Previous segments get over-written during hadoop batch ingestion. Need help with options

I have to upload data for a year spanning 1500+ files on Druid. I was using Hadoop batch ingestion for this and after I queried my data I realized that the ingested segments were replacing the previously ingested segments for the same interval. After reading previous posts about appending segments instead of replacing them on this group, I came across 2 methods I can use:

  1. Ingestion through kafka-indexing-service: Most of the answers on this group recommended using this option. I tried it and it works for a single machine.

Q 1a: Does kafka-indexing service provide same ingestion performance as a hadoop batch ingestion?

Q 1b: Any configs I can change to make kafka help ingest more data faster?

Q 1c: The command used to load data on a kafka topic basically uses a pipe to read a local file. Can I use the cat command to pipe a file from GCS bucket? Is this the best way to load data on Kafka from GCS bucket? Any suggestions are welcome.

  1. Delta ingestion: I am a little bit confused about this method. The example show at (http://druid.io/docs/latest/ingestion/update-existing-data.html), refers to reading data already existing inside druid. I am not sure how to use this option when reading data from files for the first time itself. Basically I want to achieve results from a proper hadoop batch ingestion but by appending previous segments instead of replacing it.

Q 2a: Would really appreciate if someone could share their setup for delta ingestion where reading from files instead of datasources.

Q 3: I am assuming that all the segment intervals that got over-written during Hadoop batch ingestion are inaccessible now. That is to say I cannot make any changes in config on Historical or any other node to be able to read from the entire data instead of last updated. Am I wrong?

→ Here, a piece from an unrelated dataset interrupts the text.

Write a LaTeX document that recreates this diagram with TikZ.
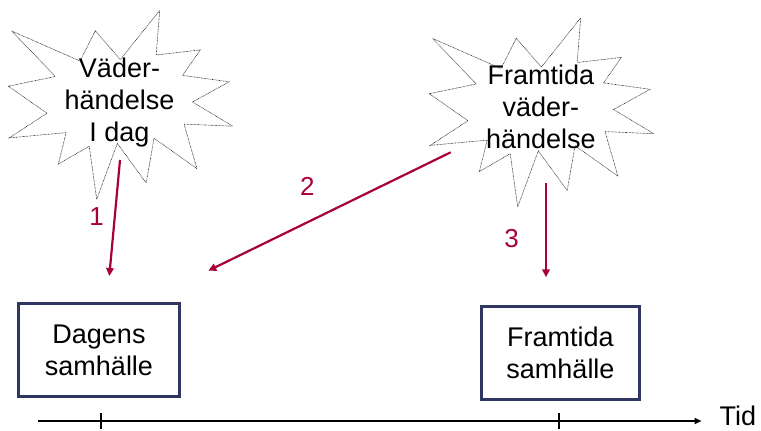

Q 4: In what way are you ingesting large amount of historical data into Druid?

Thanks!

Hey Ankit,

Responding at a high level:

  • If you’re doing a one shot load of 1500 files into Druid into a new (no previous data) datasource AND you already have a Hadoop cluster to work with, I would suggest just running a Hadoop job that handles the whole batch at once which will avoid any overwrite issues.

  • If the parameters are same as above but you’re ingesting into an existing datasource with previous data, you would follow the instructions here: http://druid.io/docs/latest/ingestion/update-existing-data.html and use a ‘multi’ inputSpec with one ‘dataSource’ inputSpec and another ‘static’ (or other file-type) inputSpec that reads your 1500 new files. This will create a new set of segments that will replace the existing ones, but these will contain all the previous data + the new data. The example on that page is helpful in understanding how to read existing segments and new files in a single indexing job.

  • If after the initial load, you’re going to periodically have additional files that you want added to the datasource, I’d recommend looking into native batch ingestion running in append-mode (setting the ‘appendToExisting’ ioConfig to true). This will add the new data to the datasource without replacing the existing data.

  • From what you’ve described, using Kafka indexing doesn’t seem necessary; however, if you are working with real-time data or getting frequent updates that you’d like reflected quickly in Druid, it would be something interesting to consider. I’ll defer responding to your specific questions on Kafka indexing unless it’s something you decide you’d like to pursue instead of (or in addition to) the above methods.

Hope this helps!

David

Thanks a lot for clearing things up.